|
H.264/AVC Baseline Decoder: Overview
Overview
Nova is a low-power realtime H.264/AVC baseline decoder of QCIF resolution, targeting mobile applications. It is a dedicated, full hardwired and self-contained ASIC design without utilizing any GPP/DSP cores. It has been successfully verified on Xilinx Virtex-4 FPGA and 0.18um ASIC chip. The measured power consumption is 293uW@1V for 30fps QCIF decoding. From April 30 2008, Ke Xu has the Copyright for nova. If you have interests of continuing to develop this core or implementing in commercial product, please drop me an email (eexuke@y...) for discussion.
Features
1.RTL coded in Verilog-HDL.
2.Support real-time H.264/AVC baseline decoding of QCIF resolution. Can be extended to higher resolutions via minor modifications.
3.Extensively pipelining & parallelism are utilized to improve the performance and reduce power.
4.Hybrid and self-adaptive pipeline architecture to avoid unnecessary stall cycles and to improve performance:
-Self-adaptive pipeline for both intra and inter prediction.
-4×4/16×16 hybrid pipeline.
-1×4 pixel column-level parallelism.
5.Low cost intra prediction unit:
-Self-adaptive pipeline.
-Hierarchical memory organization to reduce external memory access.
-“Seed” method for plane mode computation.
-Exploring data reuse between 1×4 columns.
-Multi-function Processing Elements for all intra prediction modes processing.
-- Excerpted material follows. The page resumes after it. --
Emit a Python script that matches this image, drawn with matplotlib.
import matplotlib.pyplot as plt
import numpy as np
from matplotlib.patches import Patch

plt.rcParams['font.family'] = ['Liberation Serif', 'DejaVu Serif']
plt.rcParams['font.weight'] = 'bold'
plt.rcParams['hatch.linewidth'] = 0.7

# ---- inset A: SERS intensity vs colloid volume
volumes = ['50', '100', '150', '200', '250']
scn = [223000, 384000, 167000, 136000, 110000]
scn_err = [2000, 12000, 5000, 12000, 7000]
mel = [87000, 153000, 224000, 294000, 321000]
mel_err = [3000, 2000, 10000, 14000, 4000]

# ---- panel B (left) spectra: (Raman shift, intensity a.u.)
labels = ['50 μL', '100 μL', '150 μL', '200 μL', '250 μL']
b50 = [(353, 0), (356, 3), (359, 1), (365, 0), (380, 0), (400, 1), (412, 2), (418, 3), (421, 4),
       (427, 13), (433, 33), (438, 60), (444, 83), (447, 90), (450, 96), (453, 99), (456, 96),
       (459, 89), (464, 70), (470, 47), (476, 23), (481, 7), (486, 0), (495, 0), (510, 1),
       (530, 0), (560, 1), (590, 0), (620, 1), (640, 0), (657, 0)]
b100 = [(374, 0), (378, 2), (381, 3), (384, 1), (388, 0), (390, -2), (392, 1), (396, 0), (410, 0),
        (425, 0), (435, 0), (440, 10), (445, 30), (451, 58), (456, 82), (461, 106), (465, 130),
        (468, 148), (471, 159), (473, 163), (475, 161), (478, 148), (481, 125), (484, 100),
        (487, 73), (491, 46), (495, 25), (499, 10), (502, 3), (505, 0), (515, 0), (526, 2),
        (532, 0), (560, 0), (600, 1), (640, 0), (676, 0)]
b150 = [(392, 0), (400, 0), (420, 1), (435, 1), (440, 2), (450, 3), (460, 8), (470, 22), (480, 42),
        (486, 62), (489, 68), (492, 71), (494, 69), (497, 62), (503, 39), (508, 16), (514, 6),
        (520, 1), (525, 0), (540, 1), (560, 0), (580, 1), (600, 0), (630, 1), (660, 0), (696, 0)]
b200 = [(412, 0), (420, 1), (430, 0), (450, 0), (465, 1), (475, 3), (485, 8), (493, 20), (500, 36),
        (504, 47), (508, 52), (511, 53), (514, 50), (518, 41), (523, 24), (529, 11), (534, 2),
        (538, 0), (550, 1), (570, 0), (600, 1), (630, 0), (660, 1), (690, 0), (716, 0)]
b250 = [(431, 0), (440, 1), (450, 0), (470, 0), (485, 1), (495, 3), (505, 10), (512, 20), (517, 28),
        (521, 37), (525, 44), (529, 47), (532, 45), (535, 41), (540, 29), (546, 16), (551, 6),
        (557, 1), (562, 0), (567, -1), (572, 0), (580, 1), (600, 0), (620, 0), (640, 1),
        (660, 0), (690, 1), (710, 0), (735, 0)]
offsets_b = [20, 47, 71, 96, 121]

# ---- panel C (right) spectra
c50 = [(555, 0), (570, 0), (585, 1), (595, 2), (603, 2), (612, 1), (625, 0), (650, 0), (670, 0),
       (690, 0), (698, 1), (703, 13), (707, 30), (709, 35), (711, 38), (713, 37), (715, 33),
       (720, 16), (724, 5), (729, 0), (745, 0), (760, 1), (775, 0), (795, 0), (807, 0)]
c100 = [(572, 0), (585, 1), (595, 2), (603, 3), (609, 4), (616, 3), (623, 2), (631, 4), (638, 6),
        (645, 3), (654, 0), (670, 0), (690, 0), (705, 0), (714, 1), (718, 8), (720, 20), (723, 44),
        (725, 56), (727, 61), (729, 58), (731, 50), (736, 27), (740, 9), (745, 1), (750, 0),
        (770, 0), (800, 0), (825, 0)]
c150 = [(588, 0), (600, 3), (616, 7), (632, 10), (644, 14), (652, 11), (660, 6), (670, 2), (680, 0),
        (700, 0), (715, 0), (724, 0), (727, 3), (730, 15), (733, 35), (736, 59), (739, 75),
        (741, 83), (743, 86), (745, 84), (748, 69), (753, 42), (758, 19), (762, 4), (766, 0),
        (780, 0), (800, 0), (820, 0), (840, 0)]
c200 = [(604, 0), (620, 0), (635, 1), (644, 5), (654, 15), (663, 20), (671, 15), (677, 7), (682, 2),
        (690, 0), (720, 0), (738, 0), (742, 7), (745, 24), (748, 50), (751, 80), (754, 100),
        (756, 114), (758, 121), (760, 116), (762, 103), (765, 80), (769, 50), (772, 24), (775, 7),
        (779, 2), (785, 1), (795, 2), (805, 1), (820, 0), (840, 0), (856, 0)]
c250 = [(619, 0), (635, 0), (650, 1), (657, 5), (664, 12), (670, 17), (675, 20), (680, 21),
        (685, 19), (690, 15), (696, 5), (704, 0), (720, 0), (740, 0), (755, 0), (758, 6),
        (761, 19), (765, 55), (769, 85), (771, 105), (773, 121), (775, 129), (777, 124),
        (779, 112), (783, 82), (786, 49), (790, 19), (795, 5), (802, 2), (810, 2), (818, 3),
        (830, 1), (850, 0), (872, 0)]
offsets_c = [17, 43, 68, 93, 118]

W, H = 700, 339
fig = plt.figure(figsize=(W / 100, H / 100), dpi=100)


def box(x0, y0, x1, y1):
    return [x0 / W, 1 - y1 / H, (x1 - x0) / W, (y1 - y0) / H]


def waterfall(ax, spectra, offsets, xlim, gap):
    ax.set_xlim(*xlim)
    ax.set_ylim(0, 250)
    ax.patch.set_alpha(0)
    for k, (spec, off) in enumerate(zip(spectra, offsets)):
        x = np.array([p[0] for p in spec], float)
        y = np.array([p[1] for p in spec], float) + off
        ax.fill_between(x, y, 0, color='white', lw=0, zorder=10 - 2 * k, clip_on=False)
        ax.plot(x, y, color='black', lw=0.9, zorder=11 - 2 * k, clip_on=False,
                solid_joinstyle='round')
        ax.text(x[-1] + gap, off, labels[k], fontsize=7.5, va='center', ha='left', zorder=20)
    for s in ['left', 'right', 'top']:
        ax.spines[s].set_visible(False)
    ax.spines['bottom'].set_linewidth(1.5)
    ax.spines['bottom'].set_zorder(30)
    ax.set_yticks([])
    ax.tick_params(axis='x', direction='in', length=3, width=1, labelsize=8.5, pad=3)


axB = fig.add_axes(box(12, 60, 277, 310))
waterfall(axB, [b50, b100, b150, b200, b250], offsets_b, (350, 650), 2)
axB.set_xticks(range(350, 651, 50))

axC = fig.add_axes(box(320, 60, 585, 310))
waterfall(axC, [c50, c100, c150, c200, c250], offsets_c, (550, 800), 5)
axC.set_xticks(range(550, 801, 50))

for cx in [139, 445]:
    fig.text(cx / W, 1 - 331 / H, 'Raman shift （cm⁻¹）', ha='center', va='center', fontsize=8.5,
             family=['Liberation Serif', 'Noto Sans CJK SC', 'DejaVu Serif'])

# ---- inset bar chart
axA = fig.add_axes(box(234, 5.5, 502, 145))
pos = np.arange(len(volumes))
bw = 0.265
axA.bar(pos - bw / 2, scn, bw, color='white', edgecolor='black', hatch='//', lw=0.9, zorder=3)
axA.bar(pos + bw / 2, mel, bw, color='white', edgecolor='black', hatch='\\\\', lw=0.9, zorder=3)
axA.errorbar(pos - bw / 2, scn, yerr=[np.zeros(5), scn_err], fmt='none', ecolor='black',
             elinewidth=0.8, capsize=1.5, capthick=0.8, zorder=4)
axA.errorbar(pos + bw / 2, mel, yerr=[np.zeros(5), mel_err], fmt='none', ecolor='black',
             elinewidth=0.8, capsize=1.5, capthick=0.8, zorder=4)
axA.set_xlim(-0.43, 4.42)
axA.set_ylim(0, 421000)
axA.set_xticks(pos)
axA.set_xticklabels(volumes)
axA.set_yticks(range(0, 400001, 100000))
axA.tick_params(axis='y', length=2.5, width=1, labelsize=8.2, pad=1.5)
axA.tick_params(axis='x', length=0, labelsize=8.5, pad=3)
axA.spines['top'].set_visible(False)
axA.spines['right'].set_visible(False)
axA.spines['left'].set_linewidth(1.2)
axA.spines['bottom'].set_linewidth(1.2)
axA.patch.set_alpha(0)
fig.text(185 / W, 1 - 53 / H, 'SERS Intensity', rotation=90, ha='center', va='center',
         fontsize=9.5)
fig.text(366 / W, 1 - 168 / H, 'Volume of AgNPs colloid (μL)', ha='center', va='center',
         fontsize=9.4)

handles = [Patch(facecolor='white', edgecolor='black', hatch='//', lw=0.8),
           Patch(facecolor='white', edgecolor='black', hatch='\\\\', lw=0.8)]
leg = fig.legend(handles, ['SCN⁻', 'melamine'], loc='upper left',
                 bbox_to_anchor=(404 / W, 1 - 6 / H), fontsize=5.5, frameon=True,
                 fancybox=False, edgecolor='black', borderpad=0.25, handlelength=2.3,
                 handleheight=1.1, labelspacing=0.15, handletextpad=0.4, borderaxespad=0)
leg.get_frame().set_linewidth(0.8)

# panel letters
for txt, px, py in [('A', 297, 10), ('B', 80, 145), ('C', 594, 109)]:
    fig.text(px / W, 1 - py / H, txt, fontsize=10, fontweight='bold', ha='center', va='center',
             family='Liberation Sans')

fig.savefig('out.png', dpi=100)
6.Optimized motion compensation (inter prediction) unit:
-Self-adaptive pipeline.
-Hierarchical memory organization to reduce external memory access.
-“Variable-block-shape” to reduce redundant memory access and improve throughput.
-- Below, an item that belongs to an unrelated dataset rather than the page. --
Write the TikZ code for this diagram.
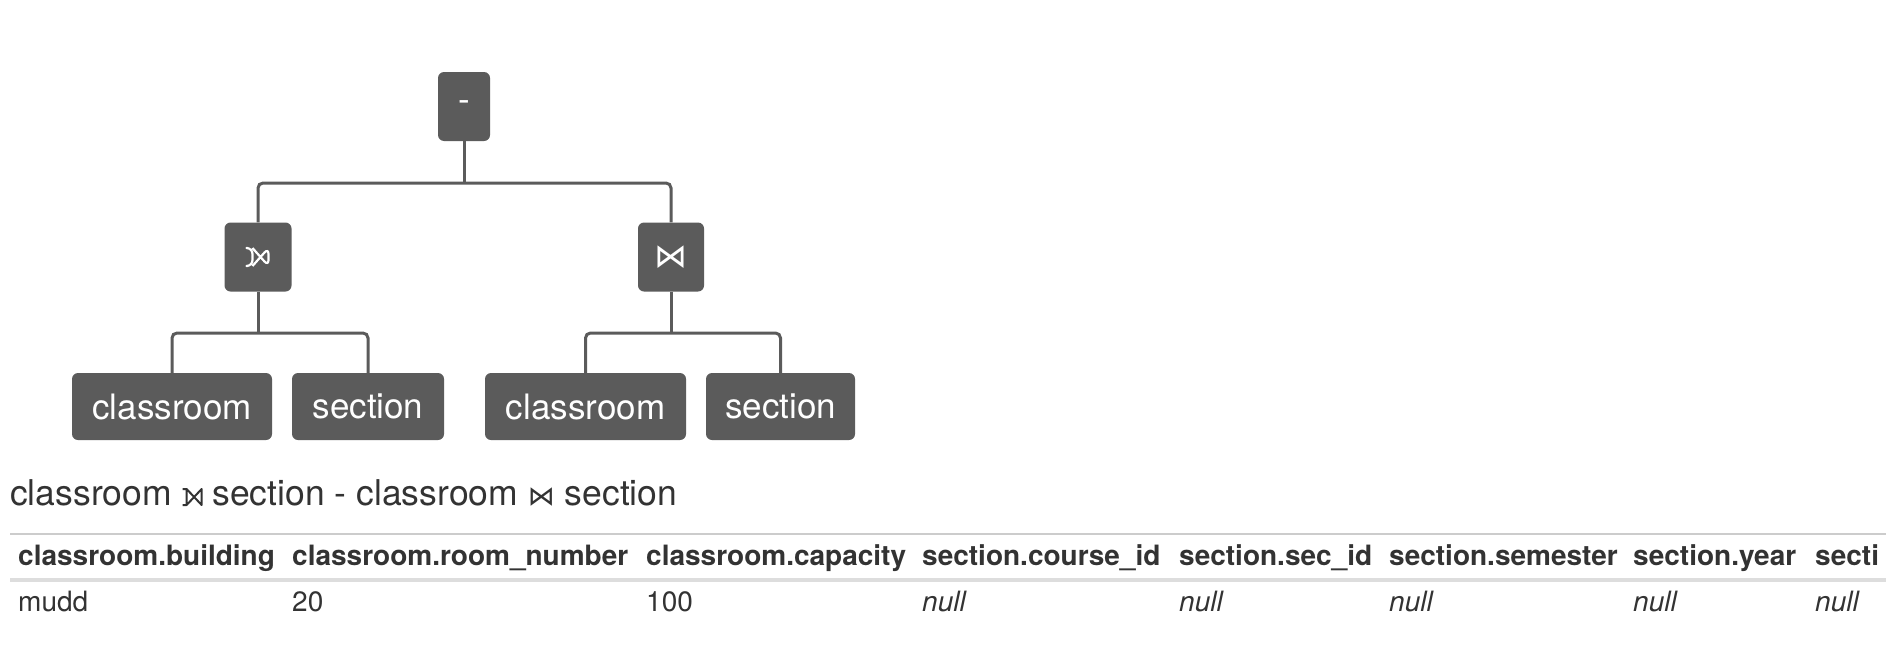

-On-chip reference pixel buffer to explore reference pixel reuse.
-Pipelined and parallelized luma interpolator, consisting of 9 horizontal 6-tap filters, 4 vertical 6-tap filters, and 4 bilinear filters.
-Innovative chroma interpolator utilizing smallest number of adders.
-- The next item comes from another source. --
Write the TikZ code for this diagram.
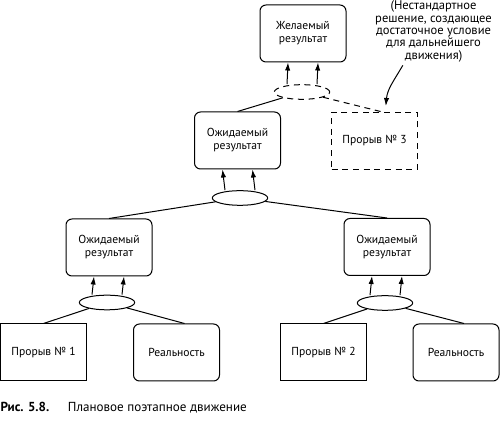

7.High performance deblocking filter:
-Innovative 5-stage pipeline architecture with data/structure hazards carefully managed.
-Single-port SRAM based, no dual/two-port SRAM required.
-204cycles/MB throughput with max. frequency of 200MHz (0.18µm process). Can deliver up to 980kMB/s throughput.
8.Manually inserted latch-based clock gating to reduce power.
9.Low-power, low-cost design:
-Requires only ~1.5MHz for QCIF 30fps real time decoding.
-Only 169k logic gates.
-Measured power consumption as low as 293µW@1V in 0.18um process.
Project News
2008.05.02
Specification, test files added. 2008.04.30
Verilog source code updated. Detailed specifications, documents, and test files to be updated soon.
|